Essentially, there are 2 technology choices available for this (that I'm aware of):
- As OP pointed out, fail over to another DC by updating DNS so that records point to addresses in the operational datacenter.
- IP Anycast, i.e. DNS publishes an IP address, and this IP address is anycasted and is in use in both datacenters, leading customer's routers to choose the nearest datacenter. Note that if a datacenter fails, then the customer 'nearest' this DC will still have a short outage, until the BGP routes have re-adjusted.
Because switching DNS when the server is down seems too slow except when TTL = 0
You can set TTL to zero, but don't expect all networks to obey your setting. In practice, around 10 minutes is the lowest value for TTL. And of course this implies that DNS based fail-over will take between 0 and 10 minutes for each customer, depending on your TTL in their cache.
Dropping like 1000 requests would be fine, but more is bad and should never happen.
To the very best of my knowledge, that is simply outside of what is technically possible today. Even the very biggest sites use DNS or anycast based technology, and try hard to keep their datacenters near 100% uptime because there is no way to get instant fail-over at global Internet level.
Inside of a LAN you can use something like VMWare VMotion to switch over really fast, but that's on your own, end-to-end controlled LAN.
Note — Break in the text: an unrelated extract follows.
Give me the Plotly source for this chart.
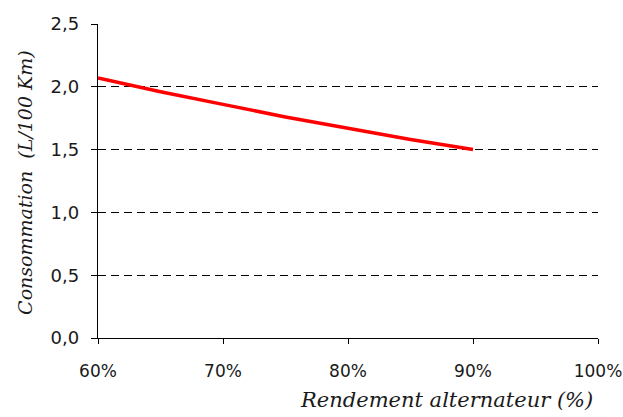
import plotly.graph_objects as go

rendement = [0.60, 0.65, 0.70, 0.75, 0.80, 0.85, 0.90]
consommation = [2.07, 1.96, 1.86, 1.76, 1.67, 1.58, 1.50]

y_ticks = [0.0, 0.5, 1.0, 1.5, 2.0, 2.5]
x_ticks = [0.6, 0.7, 0.8, 0.9, 1.0]

TXT = "#1a1a1a"

fig = go.Figure()
fig.add_trace(go.Scatter(x=rendement, y=consommation, mode="lines",
                         line=dict(color="#ff0000", width=3.5), showlegend=False))

fig.update_layout(
    width=623, height=417,
    margin=dict(l=98, r=25, t=24, b=79, autoexpand=False),
    paper_bgcolor="white", plot_bgcolor="white",
    separators=", ",
    font=dict(family="DejaVu Sans", size=18, color=TXT),
    xaxis=dict(range=[0.6, 1.0], tickvals=x_ticks, tickformat=".0%", automargin=False,
               showgrid=False, zeroline=False, showline=True, linecolor="black", linewidth=1.3,
               ticks="outside", ticklen=5, tickcolor="black", tickwidth=1.3,
               ticklabelstandoff=12, ticklabeloverflow="allow",
               tickfont=dict(family="DejaVu Sans", size=17, color=TXT)),
    yaxis=dict(range=[0, 2.5], tickvals=y_ticks, tickformat=".1f", automargin=False,
               showgrid=True, gridcolor="black", griddash="8px,5px", gridwidth=1.2,
               zeroline=False, showline=True, linecolor="black", linewidth=1.3,
               ticks="outside", ticklen=6, tickcolor="black", tickwidth=1.3,
               ticklabelstandoff=8, ticklabeloverflow="allow"),
    annotations=[
        dict(text="Rendement alternateur (%)", xref="paper", yref="paper",
             x=0.994, y=-0.197, xanchor="right", yanchor="middle", showarrow=False,
             font=dict(family="DejaVu Serif", size=21, style="italic", color=TXT)),
        dict(text="Consommation  (L/100 Km)", xref="paper", yref="paper",
             x=-0.146, y=0.494, xanchor="center", yanchor="middle", showarrow=False,
             textangle=-90,
             font=dict(family="DejaVu Serif", size=19, style="italic", color=TXT)),
    ],
)

fig.write_html("out.html", config={"displayModeBar": False},
               post_script="document.body.style.margin='0';document.body.style.overflow='hidden';")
My take is that global load balancing is impractical except for the very biggest sites with lots of technical expertise:
- Many load balancing appliances have geo-distribution as a feature bulletpoint, but if the entire DC is down, so is your load balancer? (Edit: I just re-read DLux's answer, and I think I understand this now... You get two load balancers, put one in each DC. They set up a heartbeat between them. When the LB in the live DC notices that its colleague in the dead DC has fallen off the net, then the live LB updates DNS to facilitate fail-over.)
- Using Anycast is something I would personally not attempt -- the technology exists and is operational, but what if there is a weird, rare routing problem? Troubleshooting network issues is hard enough as it is, ""optimizing"" on BGP should be left to true experts.
- So what's left is DNS based failover, preferably using a globally replicated DNS provider that provides split horizon DNS as a service. That will work, and deployment is fairly straightforward. It does however not meet the OPs goal of near-instant failover.
Disclaimer, I would like input / corrections from a true expert who has fielded globally redundant systems many times before... :-)